- **Given request**
Can you transcribe the data exactly? Leave the pictures out.
--- Start ---
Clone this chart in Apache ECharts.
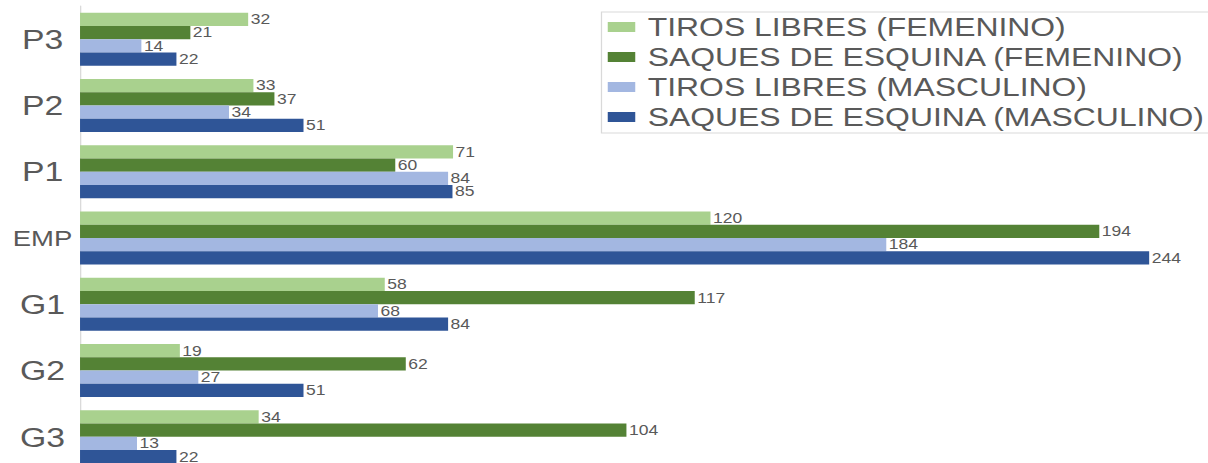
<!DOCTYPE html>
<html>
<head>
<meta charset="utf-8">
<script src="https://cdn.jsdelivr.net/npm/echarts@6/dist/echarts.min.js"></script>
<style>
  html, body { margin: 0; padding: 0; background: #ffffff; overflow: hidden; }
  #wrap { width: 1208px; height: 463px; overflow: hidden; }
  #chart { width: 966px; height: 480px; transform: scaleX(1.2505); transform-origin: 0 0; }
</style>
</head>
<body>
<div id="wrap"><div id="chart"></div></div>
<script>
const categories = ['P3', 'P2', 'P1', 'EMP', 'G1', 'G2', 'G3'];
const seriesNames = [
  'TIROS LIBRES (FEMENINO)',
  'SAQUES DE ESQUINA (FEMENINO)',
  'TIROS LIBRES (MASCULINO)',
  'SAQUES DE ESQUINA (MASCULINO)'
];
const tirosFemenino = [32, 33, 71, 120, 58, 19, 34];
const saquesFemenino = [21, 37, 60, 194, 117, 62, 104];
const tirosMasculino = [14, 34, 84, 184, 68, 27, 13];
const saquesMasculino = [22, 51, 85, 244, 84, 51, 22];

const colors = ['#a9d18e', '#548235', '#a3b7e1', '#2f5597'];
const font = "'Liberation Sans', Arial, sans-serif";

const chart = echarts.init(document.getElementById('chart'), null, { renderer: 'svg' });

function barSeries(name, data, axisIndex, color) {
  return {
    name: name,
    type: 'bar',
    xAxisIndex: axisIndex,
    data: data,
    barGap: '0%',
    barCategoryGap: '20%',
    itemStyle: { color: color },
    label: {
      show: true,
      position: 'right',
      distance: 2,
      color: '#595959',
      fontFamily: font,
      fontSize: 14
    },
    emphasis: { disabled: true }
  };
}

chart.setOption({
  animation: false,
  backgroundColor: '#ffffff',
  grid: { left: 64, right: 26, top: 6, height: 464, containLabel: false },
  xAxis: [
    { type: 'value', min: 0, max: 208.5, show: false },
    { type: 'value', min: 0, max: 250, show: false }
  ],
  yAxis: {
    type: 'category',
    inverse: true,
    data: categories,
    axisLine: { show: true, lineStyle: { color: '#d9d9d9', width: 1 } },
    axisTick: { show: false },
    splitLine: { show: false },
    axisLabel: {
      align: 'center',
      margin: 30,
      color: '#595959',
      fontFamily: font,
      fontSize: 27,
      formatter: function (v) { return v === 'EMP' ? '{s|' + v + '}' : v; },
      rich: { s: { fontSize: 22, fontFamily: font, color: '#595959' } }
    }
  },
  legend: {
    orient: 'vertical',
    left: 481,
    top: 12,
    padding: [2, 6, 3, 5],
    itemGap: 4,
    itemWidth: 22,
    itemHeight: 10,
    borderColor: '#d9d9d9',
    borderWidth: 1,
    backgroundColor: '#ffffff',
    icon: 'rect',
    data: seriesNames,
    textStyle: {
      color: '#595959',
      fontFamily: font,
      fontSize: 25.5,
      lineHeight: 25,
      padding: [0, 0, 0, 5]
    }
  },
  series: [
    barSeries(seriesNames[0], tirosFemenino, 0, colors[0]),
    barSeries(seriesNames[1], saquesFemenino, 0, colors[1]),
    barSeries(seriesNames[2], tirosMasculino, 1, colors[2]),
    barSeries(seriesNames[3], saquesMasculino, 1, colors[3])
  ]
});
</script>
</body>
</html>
--- End ---
- **Solved problem**
Clone this chart in Apache ECharts.
<!DOCTYPE html>
<html>
<head>
<meta charset="utf-8">
<script src="https://cdn.jsdelivr.net/npm/echarts@6/dist/echarts.min.js"></script>
<style>
  html, body { margin: 0; padding: 0; background: #ffffff; overflow: hidden; }
  #wrap { width: 1208px; height: 463px; overflow: hidden; }
  #chart { width: 966px; height: 480px; transform: scaleX(1.2505); transform-origin: 0 0; }
</style>
</head>
<body>
<div id="wrap"><div id="chart"></div></div>
<script>
const categories = ['P3', 'P2', 'P1', 'EMP', 'G1', 'G2', 'G3'];
const seriesNames = [
  'TIROS LIBRES (FEMENINO)',
  'SAQUES DE ESQUINA (FEMENINO)',
  'TIROS LIBRES (MASCULINO)',
  'SAQUES DE ESQUINA (MASCULINO)'
];
const tirosFemenino = [32, 33, 71, 120, 58, 19, 34];
const saquesFemenino = [21, 37, 60, 194, 117, 62, 104];
const tirosMasculino = [14, 34, 84, 184, 68, 27, 13];
const saquesMasculino = [22, 51, 85, 244, 84, 51, 22];

const colors = ['#a9d18e', '#548235', '#a3b7e1', '#2f5597'];
const font = "'Liberation Sans', Arial, sans-serif";

const chart = echarts.init(document.getElementById('chart'), null, { renderer: 'svg' });

function barSeries(name, data, axisIndex, color) {
  return {
    name: name,
    type: 'bar',
    xAxisIndex: axisIndex,
    data: data,
    barGap: '0%',
    barCategoryGap: '20%',
    itemStyle: { color: color },
    label: {
      show: true,
      position: 'right',
      distance: 2,
      color: '#595959',
      fontFamily: font,
      fontSize: 14
    },
    emphasis: { disabled: true }
  };
}

chart.setOption({
  animation: false,
  backgroundColor: '#ffffff',
  grid: { left: 64, right: 26, top: 6, height: 464, containLabel: false },
  xAxis: [
    { type: 'value', min: 0, max: 208.5, show: false },
    { type: 'value', min: 0, max: 250, show: false }
  ],
  yAxis: {
    type: 'category',
    inverse: true,
    data: categories,
    axisLine: { show: true, lineStyle: { color: '#d9d9d9', width: 1 } },
    axisTick: { show: false },
    splitLine: { show: false },
    axisLabel: {
      align: 'center',
      margin: 30,
      color: '#595959',
      fontFamily: font,
      fontSize: 27,
      formatter: function (v) { return v === 'EMP' ? '{s|' + v + '}' : v; },
      rich: { s: { fontSize: 22, fontFamily: font, color: '#595959' } }
    }
  },
  legend: {
    orient: 'vertical',
    left: 481,
    top: 12,
    padding: [2, 6, 3, 5],
    itemGap: 4,
    itemWidth: 22,
    itemHeight: 10,
    borderColor: '#d9d9d9',
    borderWidth: 1,
    backgroundColor: '#ffffff',
    icon: 'rect',
    data: seriesNames,
    textStyle: {
      color: '#595959',
      fontFamily: font,
      fontSize: 25.5,
      lineHeight: 25,
      padding: [0, 0, 0, 5]
    }
  },
  series: [
    barSeries(seriesNames[0], tirosFemenino, 0, colors[0]),
    barSeries(seriesNames[1], saquesFemenino, 0, colors[1]),
    barSeries(seriesNames[2], tirosMasculino, 1, colors[2]),
    barSeries(seriesNames[3], saquesMasculino, 1, colors[3])
  ]
});
</script>
</body>
</html>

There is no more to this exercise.